I am not sure if this is considered progress but, before I started lessons I was fitted for a set of P790s. Shaft was stiff Dynamic Golds, +.5 inch, lie of 2 up. Last week, I was screwing around with the T-100s and did some fitting/swing testing. Shafts remain stiff but my lie has moved from +2 up to 1-flat and going back to a standard length worked best too. Talk about some serious changes to the swing where i'm delivering the club 3 lower than I was just 9 months ago.
 
For the past 4 months I have changed my swing considerably. I started with a swing that was all arms with very little hip turn and follow through. I have been working with a coach and she and I have planned out where we want my swing to eventually get to. We both agreed I am about 50-60 percent there.
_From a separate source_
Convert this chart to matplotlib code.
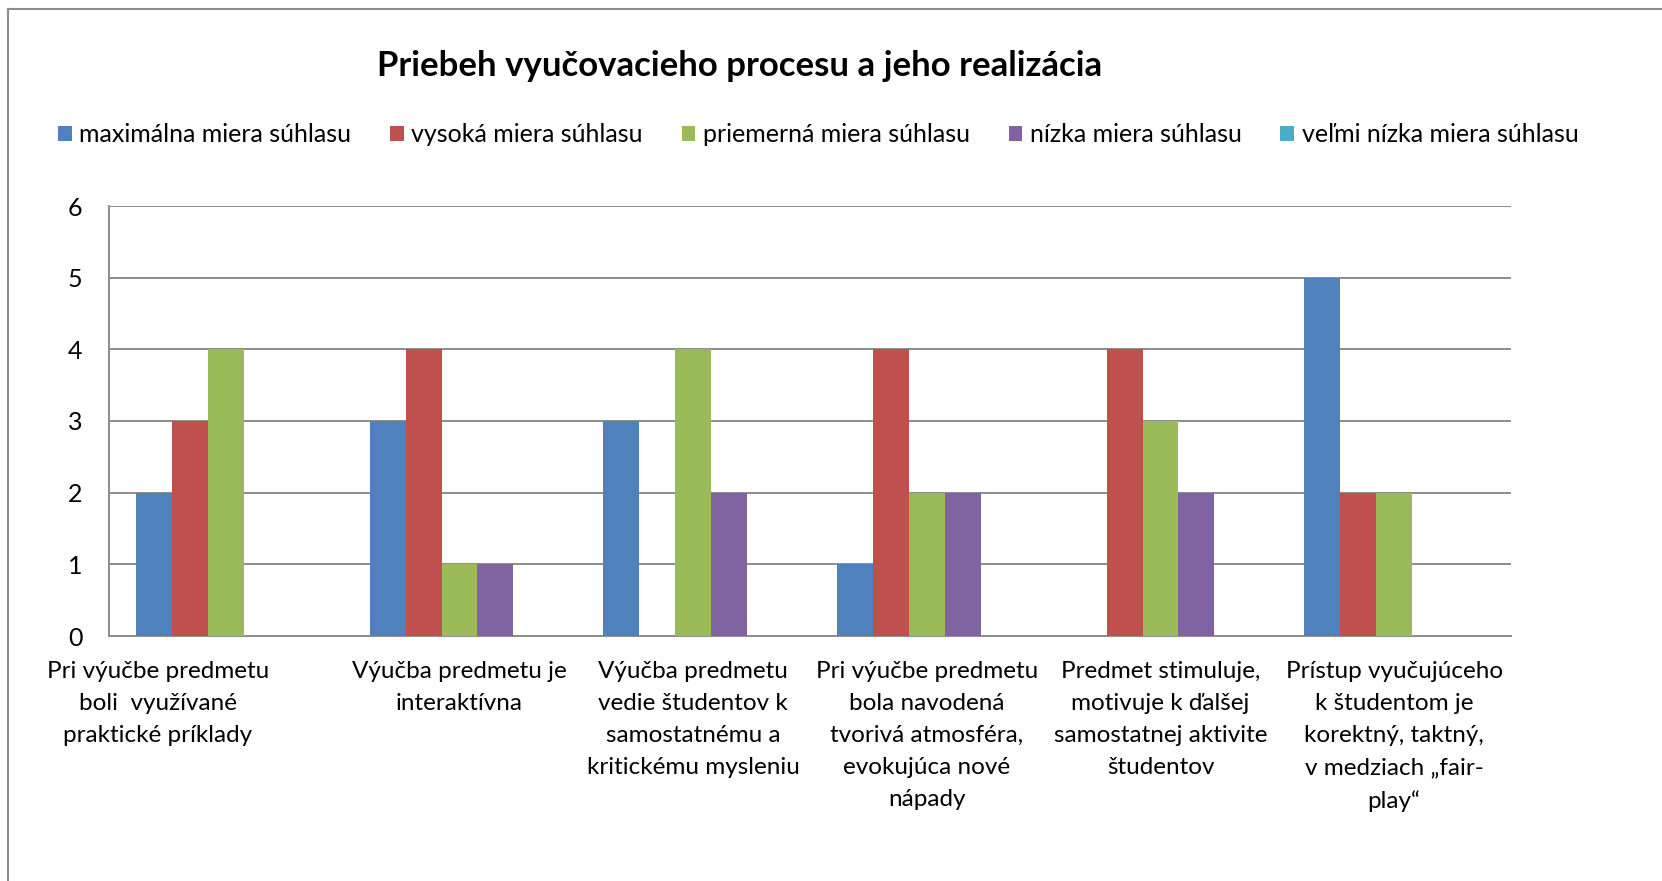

My takeaway is really good. I still lead with my arms a bit on the transition down but the takeaway has really helped get my lower body more involved. I am playing about twice a week and practicing 1-2 times a week as well. When I am practicing, I feel a lot better with my swing development.

Keep taking lessons from her and practice more often. Comparing practice range sessions and playing, time spent practicing will be more productive than playing.
You are working on developing a swing, so when you do play a golf course, forget about score. Since you are "goal oriented" your goal can be hitting fairways from the tee boxes.
Once you start hitting more fairways, your next goal can become hitting greens.